◆ **Problem statement**: Your task is to transcribe, word for word, the line containing "Reproduce this diagram with SVG." and all lines that follow it to the end of the entries. Leave out the pictures.

◆ **Source data**:

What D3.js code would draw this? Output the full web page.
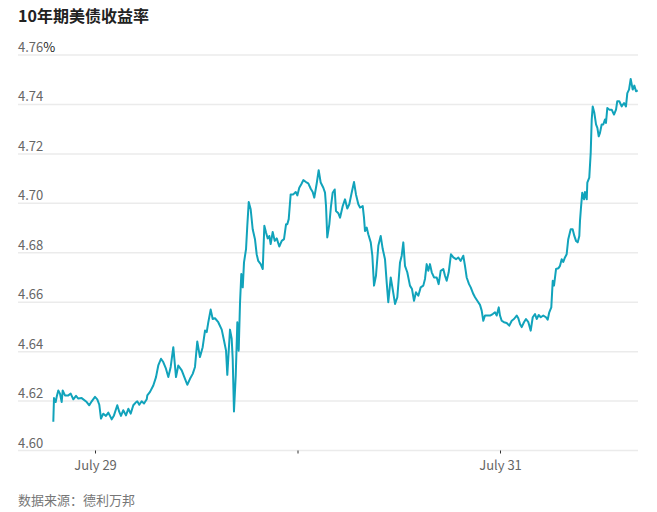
<!DOCTYPE html>
<meta charset="utf-8">
<style>
    body { margin: 0; background: #fff; }
    text { font-family: "Noto Sans CJK SC", "Noto Sans", sans-serif; }
</style>
<body>
    <div id="chart"></div>
</body>
<script src="https://cdn.jsdelivr.net/npm/d3@7"></script>
<script>
    var svg_width = 657,
        svg_height = 512;

    var title = "10年期美债收益率";
    var source = "数据来源：德利万邦";

    // hours counted from July 29 00:00
    var hours = [-4.94,-4.86,-4.66,-4.54,-4.35,-4.15,-3.95,-3.83,-3.56,-3.16,-2.88,-2.57,-2.25,-1.98,-1.58,-0.98,-0.68,-0.39,0,0.27,
        0.51,0.71,0.98,1.30,1.58,1.78,1.98,2.25,2.64,2.88,3.08,3.35,3.67,3.95,4.23,4.54,4.82,5.01,5.25,5.53,
        5.81,6.13,6.20,6.52,6.91,7.23,7.50,7.82,8.09,8.41,8.69,8.97,9.28,9.60,9.87,10.28,10.67,10.94,11.26,11.58,
        11.85,12.12,12.44,
        12.76,13.04,13.24,13.43,13.71,13.95,14.22,14.61,15.02,15.29,15.53,15.68,15.85,16.00,16.20,16.32,16.47,
        16.68,16.87,17.03,17.19,17.34,17.51,17.66,17.90,18.05,18.22,18.45,18.69,18.96,19.16,19.35,19.64,19.88,20.07,20.27,20.47,
        20.66,20.82,21.06,21.30,21.54,21.84,22.13,22.40,22.64,22.79,22.96,23.19,23.50,23.79,23.98,24.21,24.45,24.69,25.01,25.28,
        25.57,25.80,25.99,26.28,26.51,26.75,27.06,27.26,27.38,27.53,27.77,27.97,28.17,28.41,28.56,28.84,29.04,29.36,29.63,29.90,
        30.14,
        30.42,30.70,30.93,31.21,31.41,31.73,31.88,32.00,32.20,32.39,32.68,32.87,33.07,33.30,33.58,33.86,34.10,34.37,34.57,34.76,
        35.05,35.28,35.56,35.83,36.15,36.35,36.54,36.74,37.01,37.33,37.57,37.81,38.04,38.32,38.60,38.91,39.11,39.31,39.50,39.70,
        39.91,40.18,40.50,40.73,40.97,41.28,41.48,41.68,41.92,42.19,42.47,42.79,43.06,43.34,43.65,43.85,44.05,44.33,44.53,44.84,
        45.04,45.31,45.63,45.83,46.02,46.22,46.50,46.82,47.14,47.41,47.61,47.85,48.00,48.20,48.47,48.79,49.10,49.39,49.66,49.98,
        50.17,50.37,
        50.57,50.84,51.08,51.36,51.64,51.88,52.15,52.35,52.59,52.83,53.13,53.45,53.65,53.84,54.08,54.25,54.40,54.64,54.91,55.11,
        55.31,55.50,55.70,55.90,56.09,56.38,56.61,56.81,57.01,57.21,57.40,57.48,57.60,57.75,57.96,58.07,58.28,58.35,58.58,58.75,
        58.87,58.99,59.18,59.38,59.54,59.70,59.85,60.05,60.24,60.44,60.56,60.72,60.95,61.24,61.51,61.75,61.90,62.14,62.42,62.70,
        62.93,63.09,63.29,63.49,63.73,63.92,64.12,64.32];

    var yields = [4.6116,4.6212,4.6196,4.6217,4.6243,4.6230,4.6196,4.6243,4.6223,4.6223,4.6230,4.6207,4.6221,4.6210,4.6212,4.6196,4.6183,4.6199,4.6217,4.6207,
        4.6185,4.6129,4.6149,4.6140,4.6153,4.6140,4.6126,4.6142,4.6183,4.6156,4.6140,4.6163,4.6142,4.6169,4.6149,4.6183,4.6194,4.6199,4.6185,4.6199,
        4.6190,4.6207,4.6223,4.6237,4.6263,4.6297,4.6344,4.6371,4.6358,4.6331,4.6297,4.6338,4.6418,4.6297,4.6344,4.6324,4.6290,4.6266,4.6290,4.6310,
        4.6338,4.6441,4.6378,
        4.6418,4.6485,4.6479,4.6519,4.6570,4.6532,4.6535,4.6519,4.6489,4.6445,4.6404,4.6306,4.6404,4.6489,4.6452,4.6371,4.6158,
        4.6304,4.6519,4.6404,4.6600,4.6714,4.6660,4.6761,4.6815,4.6909,4.7005,4.6976,4.6895,4.6855,4.6794,4.6767,4.6754,4.6734,4.6909,4.6882,4.6858,
        4.6868,4.6835,4.6884,4.6848,4.6858,4.6825,4.6848,4.6855,4.6915,4.6915,4.6936,4.7036,4.7036,4.7046,4.7032,4.7063,4.7077,4.7094,4.7086,4.7081,
        4.7059,4.7046,4.7023,4.7081,4.7134,4.7084,4.7063,4.7043,4.6989,4.6862,4.6915,4.6989,4.7043,4.7056,4.6969,4.6960,4.6942,4.6989,4.7016,4.6979,
        4.6996,
        4.7043,4.7086,4.7036,4.6996,4.6983,4.6989,4.6942,4.6888,4.6902,4.6875,4.6842,4.6788,4.6667,4.6707,4.6828,4.6868,4.6815,4.6774,4.6680,4.6600,
        4.6700,4.6653,4.6593,4.6620,4.6761,4.6788,4.6842,4.6747,4.6721,4.6667,4.6653,4.6606,4.6640,4.6626,4.6660,4.6667,4.6694,4.6754,4.6727,4.6754,
        4.6721,4.6700,4.6700,4.6673,4.6727,4.6734,4.6707,4.6687,4.6721,4.6794,4.6781,4.6774,4.6781,4.6767,4.6788,4.6747,4.6700,4.6673,4.6660,4.6633,
        4.6620,4.6606,4.6589,4.6566,4.6525,4.6546,4.6546,4.6546,4.6552,4.6559,4.6546,4.6579,4.6546,4.6525,4.6519,4.6516,4.6505,4.6525,4.6532,4.6546,
        4.6535,4.6512,
        4.6499,4.6519,4.6532,4.6519,4.6485,4.6539,4.6552,4.6532,4.6548,4.6539,4.6546,4.6539,4.6529,4.6559,4.6579,4.6687,4.6667,4.6734,4.6737,4.6747,
        4.6774,4.6763,4.6781,4.6794,4.6855,4.6895,4.6895,4.6868,4.6848,4.6842,4.6868,4.6929,4.6983,4.7043,4.7016,4.7046,4.7016,4.7084,4.7104,4.7204,
        4.7339,4.7392,4.7366,4.7319,4.7305,4.7271,4.7285,4.7319,4.7319,4.7339,4.7325,4.7386,4.7379,4.7379,4.7359,4.7379,4.7413,4.7413,4.7392,4.7406,
        4.7392,4.7446,4.7460,4.7503,4.7460,4.7476,4.7453,4.7457];

    var y_ticks = [4.60, 4.62, 4.64, 4.66, 4.68, 4.70, 4.72, 4.74, 4.76];
    var x_tick_days = [29, 30, 31];
    var x_tick_labels = ["July 29", "", "July 31"];

    var day0 = new Date(2024, 6, 29);
    function at_hour(h) { return new Date(day0.getTime() + h * 3600 * 1000); }

    var data = d3.zip(hours, yields).map(function(d) {
        return { t: at_hour(d[0]), v: d[1] };
    });

    var left = 18, right = 638;

    var x = d3.scaleTime()
        .domain([day0, new Date(2024, 6, 31)])
        .range([95, 500]);

    var y = d3.scaleLinear()
        .domain([4.60, 4.76])
        .range([450.5, 55]);

    var svg = d3.select("#chart").append("svg")
        .attr("width", svg_width)
        .attr("height", svg_height);

    svg.append("text")
        .attr("x", 18)
        .attr("y", 22)
        .style("font-size", "16px")
        .style("font-weight", "bold")
        .style("fill", "#222")
        .text(title);

    // gridlines + labels sitting on top of each line
    var grid = svg.append("g").attr("class", "grid");
    grid.selectAll("line")
        .data(y_ticks)
        .enter()
            .append("line")
            .attr("x1", left)
            .attr("x2", right)
            .attr("y1", function(d) { return y(d); })
            .attr("y2", function(d) { return y(d); })
            .style("stroke", "#ebebeb")
            .style("stroke-width", "1.5px");

    var ylab = grid.selectAll("text")
        .data(y_ticks)
        .enter()
            .append("text")
            .attr("x", left)
            .attr("y", function(d) { return y(d) - 3; })
            .style("font-size", "13px")
            .style("fill", "#666")
            .text(function(d) { return d.toFixed(2); });
    ylab.filter(function(d, i) { return i == y_ticks.length - 1; })
        .append("tspan")
        .style("fill", "#222")
        .text("%");

    var xAxis = d3.axisBottom(x)
        .tickValues(x_tick_days.map(function(d) { return new Date(2024, 6, d); }))
        .tickSize(3)
        .tickPadding(7)
        .tickFormat(function(d, i) { return x_tick_labels[i]; });

    var gx = svg.append("g")
        .attr("transform", "translate(0," + y(4.60) + ")")
        .call(xAxis);
    gx.select(".domain").remove();
    gx.selectAll(".tick line").style("stroke", "#333");
    gx.selectAll(".tick text")
        .style("font-family", "\"Noto Sans CJK SC\", sans-serif")
        .style("font-size", "13px")
        .style("fill", "#666");

    var line = d3.line()
        .x(function(d) { return x(d.t); })
        .y(function(d) { return y(d.v); });

    svg.append("path")
        .datum(data)
        .attr("d", line)
        .style("fill", "none")
        .style("stroke", "#11a3bb")
        .style("stroke-width", "2px")
        .style("stroke-linejoin", "round");

    svg.append("text")
        .attr("x", 18)
        .attr("y", 505)
        .style("font-size", "13px")
        .style("fill", "#777")
        .text(source);
</script>
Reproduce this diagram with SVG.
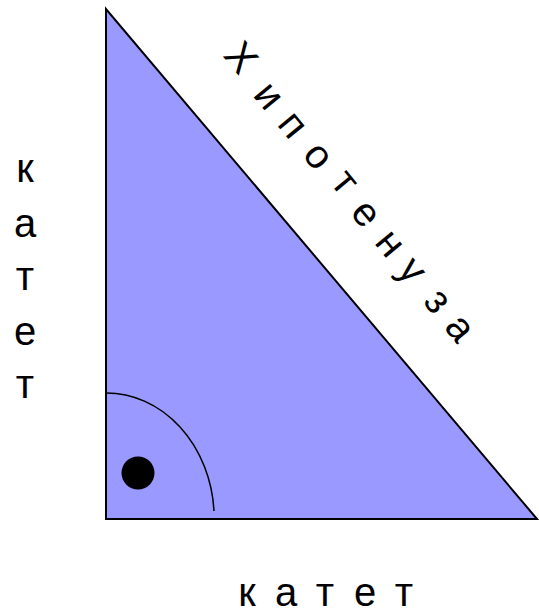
<svg xmlns="http://www.w3.org/2000/svg" width="539" height="616" viewBox="0 0 539 616">
  <style>
    .lbl { font-family: "Liberation Sans", Arial, sans-serif; font-size: 40px; fill: #000; }
    .mid { text-anchor: middle; }
  </style>
  <rect width="539" height="616" fill="#fff"/>
  <g id="triangle">
    <polygon points="106,9 106,519 537,519" fill="#9999FF" stroke="#000" stroke-width="2" stroke-linejoin="miter"/>
  </g>
  <g id="angle-mark">
    <path d="M106,393 A108,126 0 0 1 214,511" fill="none" stroke="#000" stroke-width="1.5"/>
    <circle cx="138" cy="473" r="16.5" fill="#000"/>
  </g>
  <g id="hypotenuse-label">
    <text class="lbl" x="222.2" y="55.7" rotate="50.5">Х</text>
    <text class="lbl" x="252.1" y="95.2" rotate="50.5">и</text>
    <text class="lbl" x="276.3" y="124.5" rotate="50.5">п</text>
    <text class="lbl" x="301.5" y="155.2" rotate="50.5">о</text>
    <text class="lbl" x="329.6" y="183.1" rotate="50.5">т</text>
    <text class="lbl" x="349.2" y="213.1" rotate="50.5">е</text>
    <text class="lbl" x="373.6" y="242.7" rotate="50.5">н</text>
    <text class="lbl" x="396.3" y="270.4" rotate="50.5">у</text>
    <text class="lbl" x="422.3" y="301.9" rotate="50.5">з</text>
    <text class="lbl" x="443.3" y="327.4" rotate="50.5">а</text>
  </g>
  <g id="left-leg-label">
    <text class="lbl mid" x="25" y="182">к</text>
    <text class="lbl mid" x="25" y="237">а</text>
    <text class="lbl mid" x="25" y="290">т</text>
    <text class="lbl mid" x="25" y="345">е</text>
    <text class="lbl mid" x="25" y="398">т</text>
  </g>
  <g id="bottom-leg-label">
    <text class="lbl mid" y="606" x="247 286 325 365 404">катет</text>
  </g>
</svg>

◆ **Response for this exercise**:
Reproduce this diagram with SVG.
<svg xmlns="http://www.w3.org/2000/svg" width="539" height="616" viewBox="0 0 539 616">
  <style>
    .lbl { font-family: "Liberation Sans", Arial, sans-serif; font-size: 40px; fill: #000; }
    .mid { text-anchor: middle; }
  </style>
  <rect width="539" height="616" fill="#fff"/>
  <g id="triangle">
    <polygon points="106,9 106,519 537,519" fill="#9999FF" stroke="#000" stroke-width="2" stroke-linejoin="miter"/>
  </g>
  <g id="angle-mark">
    <path d="M106,393 A108,126 0 0 1 214,511" fill="none" stroke="#000" stroke-width="1.5"/>
    <circle cx="138" cy="473" r="16.5" fill="#000"/>
  </g>
  <g id="hypotenuse-label">
    <text class="lbl" x="222.2" y="55.7" rotate="50.5">Х</text>
    <text class="lbl" x="252.1" y="95.2" rotate="50.5">и</text>
    <text class="lbl" x="276.3" y="124.5" rotate="50.5">п</text>
    <text class="lbl" x="301.5" y="155.2" rotate="50.5">о</text>
    <text class="lbl" x="329.6" y="183.1" rotate="50.5">т</text>
    <text class="lbl" x="349.2" y="213.1" rotate="50.5">е</text>
    <text class="lbl" x="373.6" y="242.7" rotate="50.5">н</text>
    <text class="lbl" x="396.3" y="270.4" rotate="50.5">у</text>
    <text class="lbl" x="422.3" y="301.9" rotate="50.5">з</text>
    <text class="lbl" x="443.3" y="327.4" rotate="50.5">а</text>
  </g>
  <g id="left-leg-label">
    <text class="lbl mid" x="25" y="182">к</text>
    <text class="lbl mid" x="25" y="237">а</text>
    <text class="lbl mid" x="25" y="290">т</text>
    <text class="lbl mid" x="25" y="345">е</text>
    <text class="lbl mid" x="25" y="398">т</text>
  </g>
  <g id="bottom-leg-label">
    <text class="lbl mid" y="606" x="247 286 325 365 404">катет</text>
  </g>
</svg>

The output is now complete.